Machine learning platform services
In between low-level DIY platforms and packaged applications, there are three AWS machine learning services designed to simplify and accelerate custom development: Amazon Machine Learning, SageMaker and DeepLens. The last of the three is a hardware video appliance designed for software experimentation and learning.
Amazon Machine Learning appears dormant, as the AWS team hasn't written a blog post about it since the summer of 2016. This AWS machine learning service just gets lost amidst the deep learning hype, as it's designed for predictive analytics using three types of statistical models: binary classification, multiclass classification and regression.

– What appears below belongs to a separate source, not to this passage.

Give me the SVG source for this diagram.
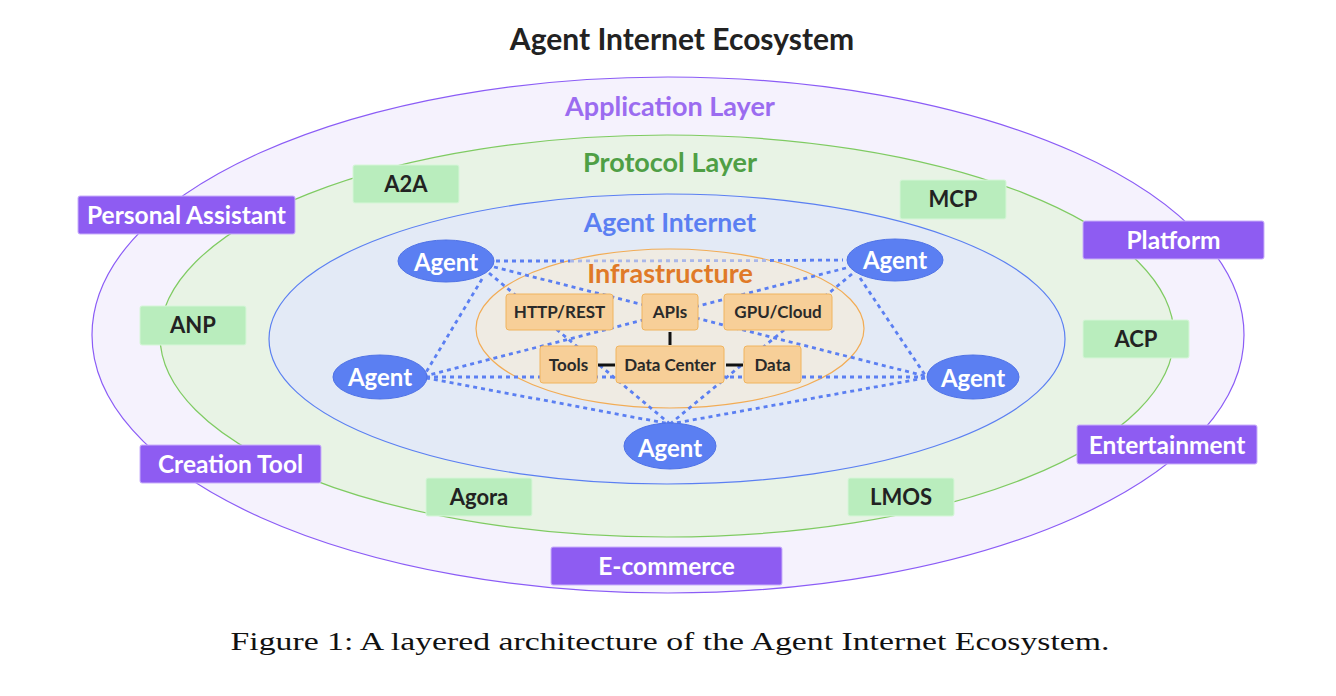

Amazon Machine Learning's approach to data-driven predictions enables the software to automatically find the right algorithm, based on the training data you supply and the category of problem. For example, if you perform regression analysis, the system will determine which type of equation -- such as linear, quadratic or exponential -- best fits the data. Amazon Machine Learning also provides visual assessments of model performance to help optimize the model and training data set.
Crash course in SageMaker
As a mix of PaaS and an integrated development environment, Amazon SageMaker covers the entire AI software development lifecycle, including model development, building, optimization and validation, and deployment. The development environment uses Jupyter Notebooks to describe and load the data set, select and configure the algorithm, and validate the model. SageMaker has 11 pre-configured algorithms to handle a variety of problem types, including deep learning algorithms not covered by Amazon Machine Learning, such as:
- Discrete, binary and multiple-choice classification;
- Quantitative variables, including Linear Learner and extreme gradient boosting with different hyperparameters;
- Group identification from a data sample, such as k-means and principal component analysis algorithms;
- Image classification;
- Supervised learning for machine translation, text summarization and speech-to-text transcription;
- Unsupervised learning for content summarization, topic modeling and sentiment analysis.

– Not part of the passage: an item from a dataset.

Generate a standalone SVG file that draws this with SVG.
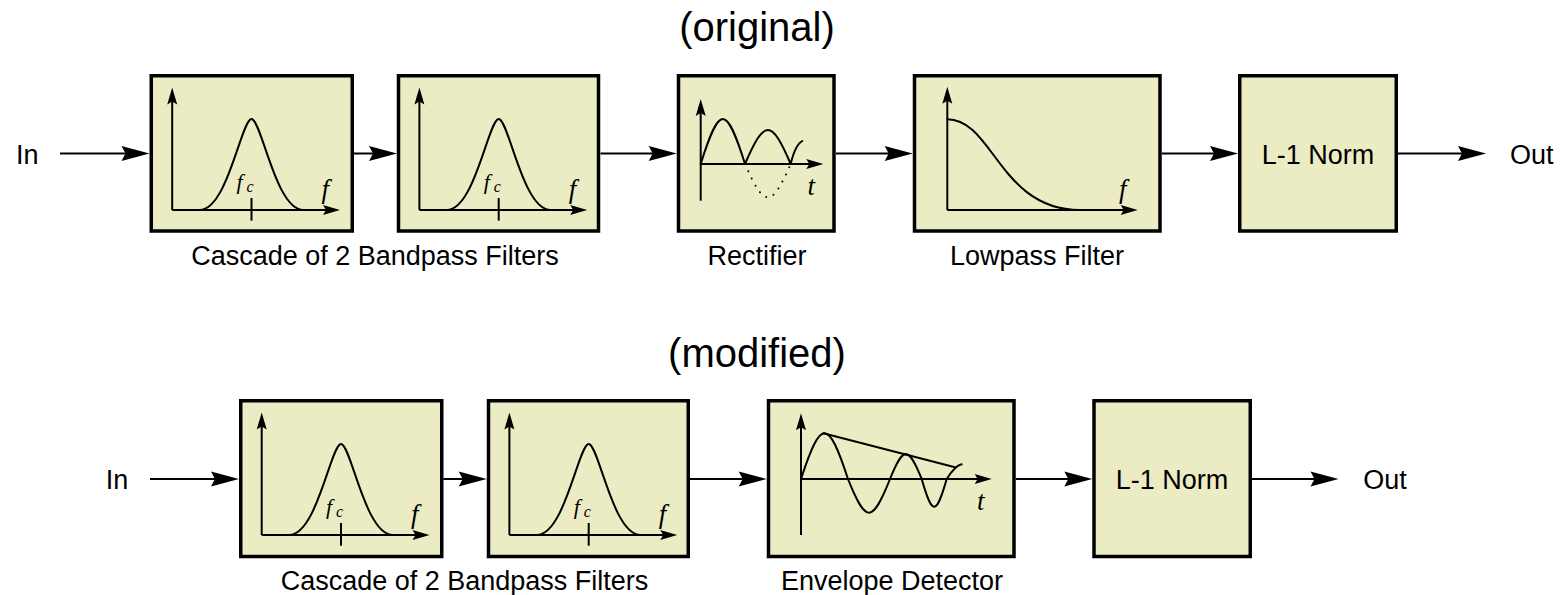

SageMaker can deploy training jobs to establish parameters for the model, deploy the finished product and validate the production model with samples from a known data set. The service can also use custom TensorFlow or MXNet code to train a machine learning model. Although the included Python libraries fit most situations, developers can also use SageMaker with Spark running on Amazon EMR for more advanced data processing needs.
Enterprises can run a variety of applications that use SageMaker, including targeted marketing for ads or promotions, fraud protection, creditworthiness, predictive maintenance using internet of things data and other time-series forecasts.
Factor price, expertise into your decision
The SageMaker pricing model isn't simple. It includes several parameters for each of the three phases of model development. During the building stage, AWS bills customers for machine learning notebook instance usage per hour, with rates depending on instance type; solid-state drive (SSD) storage and data storage per GB per month; and data ingress or egress per GB. The training stage also bills customers for machine learning instances per hour and SSD storage. The hosting stage bills customers on the same criteria as the building stage, namely, instance usage, storage and data I/O.
Ultimately, SageMaker enhances the AWS AI portfolio. But, as evident by the technical intricacies of the supported models, the service still requires data science or AI expertise. If you put a novice business analyst in front of the SageMaker console, don't expect to get meaningful results from data.
The Amazon Machine Learning service provides a more automated option for statistical model development and tuning, but it has greater limitations than SageMaker. The service is convenient if it fits your needs, but, in most situations, SageMaker offers more flexibility and should be the preferred AWS development environment for future AI and predictive analytics projects.